The model presented here suggests that younger PAWS stands with relatively higher soil pH values may possess seed banks with the greatest species richness. Keeping all other factors constant, it shows soils of pH 4.6 may support seed banks that contain up to 10 additional species over soils of pH 3.6. This increase is not sustained however; with an increase in pH from 4.6 to 5.6 yielding up to only 1.7 extra species (Fig. 2).

Fig. 2
figure 2

Change in species richness (ASNW and PAWS sites combined) as pH increases, based on coefficients from GLM (other factors held at mean values)

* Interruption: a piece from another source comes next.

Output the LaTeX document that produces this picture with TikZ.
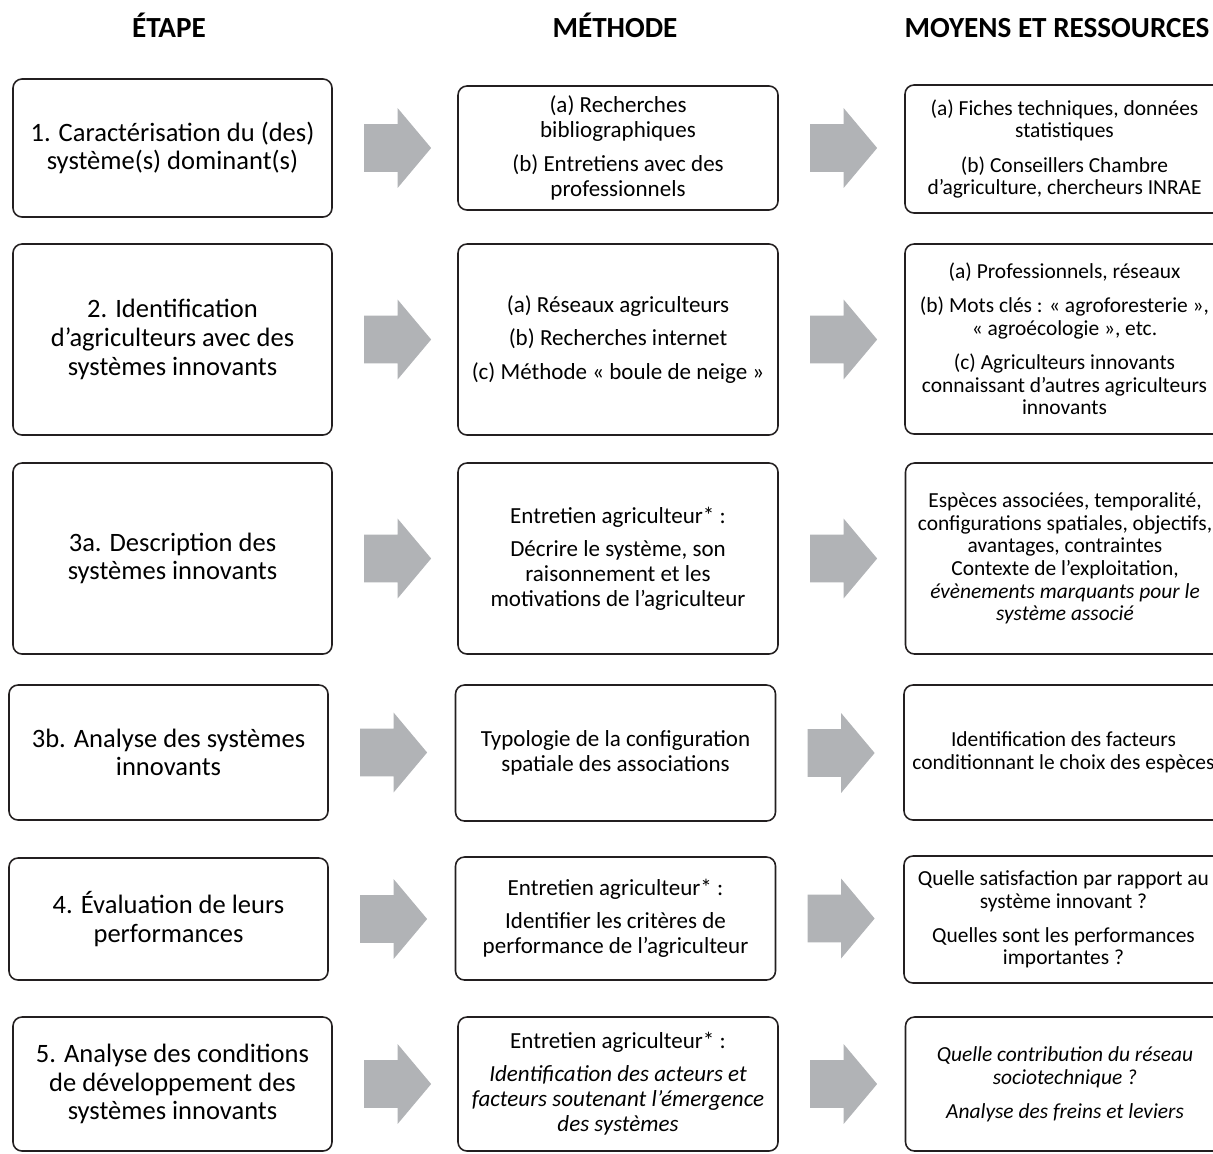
\documentclass[tikz,border=0pt]{standalone}
\usepackage{fontspec}
\setmainfont{Carlito}
\usepackage{tikz}
\usetikzlibrary{positioning, shapes.arrows}
\usepackage{xcolor}

\definecolor{boxline}{HTML}{231F20}
\definecolor{arrowgray}{HTML}{B1B3B6}
\newcommand{\px}{0.02cm}

\begin{document}
\begin{tikzpicture}[
  x=0.02cm, y=-0.02cm,
  box/.style={draw=boxline, line width=0.9pt, rounded corners=0.18cm,
    align=center, inner sep=0pt},
  stepbox/.style={box, minimum width=319*\px, font=\fontsize{15.1}{16.3}\selectfont},
  methbox/.style={box, minimum width=320*\px, font=\fontsize{13.1}{14.2}\selectfont},
  resbox/.style={box, minimum width=319*\px, font=\fontsize{12.2}{12.9}\selectfont},
  colhead/.style={anchor=base, font=\fontsize{16.6}{18}\selectfont\bfseries},
  blockarrow/.style={single arrow, draw=none, fill=arrowgray,
    inner xsep=0pt, inner ysep=23.5*\px,
    minimum height=67*\px, minimum width=79*\px,
    single arrow head extend=16*\px, single arrow tip angle=100}
]
  \clip (0,0) rectangle (1213,1153);

  % --- column headers ---
  \node[colhead] (hstep) at (169,37) {ÉTAPE};
  \node[colhead] (hmeth) at (615,37) {MÉTHODE};
  \node[colhead] (hres)  at (1057,37) {MOYENS ET RESSOURCES};

  % --- étapes ---
  \node[stepbox, minimum height=138*\px] (s1) at (172.5,148)
    {1. Caractérisation du (des)\\système(s) dominant(s)};
  \node[stepbox, minimum height=191*\px] (s2) at (172.5,339.5)
    {2. Identification\\d’agriculteurs avec des\\systèmes innovants};
  \node[stepbox, minimum height=191*\px] (s3a) at (172.5,558.5)
    {3a. Description des\\systèmes innovants};
  \node[stepbox, minimum height=135*\px] (s3b) at (168.5,752.5)
    {3b. Analyse des systèmes\\innovants};
  \node[stepbox, minimum height=122*\px] (s4) at (168.5,919)
    {4. Évaluation de leurs\\performances};
  \node[stepbox, minimum height=134*\px] (s5) at (172.5,1084)
    {5. Analyse des conditions\\de développement des\\systèmes innovants};

  % --- méthodes ---
  \node[methbox, minimum height=124*\px] (m1) at (618,148)
    {(a) Recherches\\bibliographiques\\[5pt](b) Entretiens avec des\\professionnels};
  \node[methbox, minimum height=191*\px] (m2) at (618,339.5)
    {(a) Réseaux agriculteurs\\[5pt](b) Recherches internet\\[5pt](c) Méthode «~boule de neige~»};
  \node[methbox, minimum height=191*\px] (m3a) at (618,558.5)
    {Entretien agriculteur* :\\[4.5pt]Décrire le système, son\\raisonnement et les\\motivations de l’agriculteur};
  \node[methbox, minimum height=136*\px] (m3b) at (615.5,753)
    {Typologie de la configuration\\spatiale des associations};
  \node[methbox, minimum height=123*\px] (m4) at (615.5,918.5)
    {Entretien agriculteur* :\\[4.5pt]Identifier les critères de\\performance de l’agriculteur};
  \node[methbox, minimum height=134*\px] (m5) at (618,1084)
    {Entretien agriculteur* :\\[4.5pt]\itshape Identification des acteurs et\\\itshape facteurs soutenant l’émergence\\\itshape des systèmes};

  % --- moyens et ressources ---
  \node[resbox, minimum height=128*\px] (r1) at (1064.5,149)
    {(a) Fiches techniques, données\\statistiques\\[6.5pt](b) Conseillers Chambre\\d’agriculture, chercheurs INRAE};
  \node[resbox, minimum height=190*\px] (r2) at (1064.5,339)
    {(a) Professionnels, réseaux\\[6.5pt](b) Mots clés : «~agroforesterie~»,\\«~agroécologie~», etc.\\[6.5pt](c) Agriculteurs innovants\\connaissant d’autres agriculteurs\\innovants};
  \node[resbox, minimum height=191*\px] (r3a) at (1065,558.5)
    {Espèces associées, temporalité,\\configurations spatiales, objectifs,\\avantages, contraintes\\Contexte de l’exploitation,\\\itshape évènements marquants pour le\\\itshape système associé};
  \node[resbox, minimum height=135*\px] (r3b) at (1063.5,752.5)
    {Identification des facteurs\\conditionnant le choix des espèces};
  \node[resbox, minimum height=127*\px] (r4) at (1063.5,919.5)
    {Quelle satisfaction par rapport au\\système innovant ?\\[6.5pt]Quelles sont les performances\\importantes ?};
  \node[resbox, minimum height=134*\px] (r5) at (1065,1084)
    {\itshape Quelle contribution du réseau\\\itshape sociotechnique ?\\[6.5pt]\itshape Analyse des freins et leviers};

  % --- block arrows between columns ---
  \foreach \row in {1,2,3a,3b,4,5} {
    \node[blockarrow, right=0.62cm of s\row] (sa\row) {};
    \node[blockarrow, right=0.62cm of m\row] (ma\row) {};
  }
\end{tikzpicture}
\end{document}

Using pH and stand age may allow the selection of sites that have the greatest species richness potential; however the presence of light-demanding competitors and ruderals in these seed banks may lead to the establishment of non-target species such as Rubus fruticosus (Bossuyt et al. 2002). This unwanted response, combined with the spatial aggregation of target species and post-seedling mortality (Baeten et al. 2009), means the probability of successfully restoring forest areas from seed banks alone is likely to be low (Bossuyt and Honnay 2008). From an evolutionary selection perspective, this highlights that successfully surviving an extended period in a dormant phase is just the first of many survival filters that species relying on temporal escape must face.

Conclusion

Germinating propagules from soil samples in ex-situ, open conditions over two seasons allows the fullest assessment of ancient woodland seed bank species richness. Micro-site differences in pH emerge as a significant factor explaining species richness. A model including the factors pH, depth and time since recent planting/disturbance explains 40% of the observed variation in species richness. The composition of seed banks under closely located PAWS and ASNW stands are not significantly different, suggesting presence of conifers is less important than past environmental conditions or management. The similarity between extant ground flora and the seed bank is poor, highlighting that above-ground vegetation, or the lack of it, is a poor guide to seed bank species richness. Ten ancient woodland indicator species survived extended periods in the seed bank, although their potential for regeneration may be hampered by the unwanted response from light-demanding species such as Rubus fruticosus.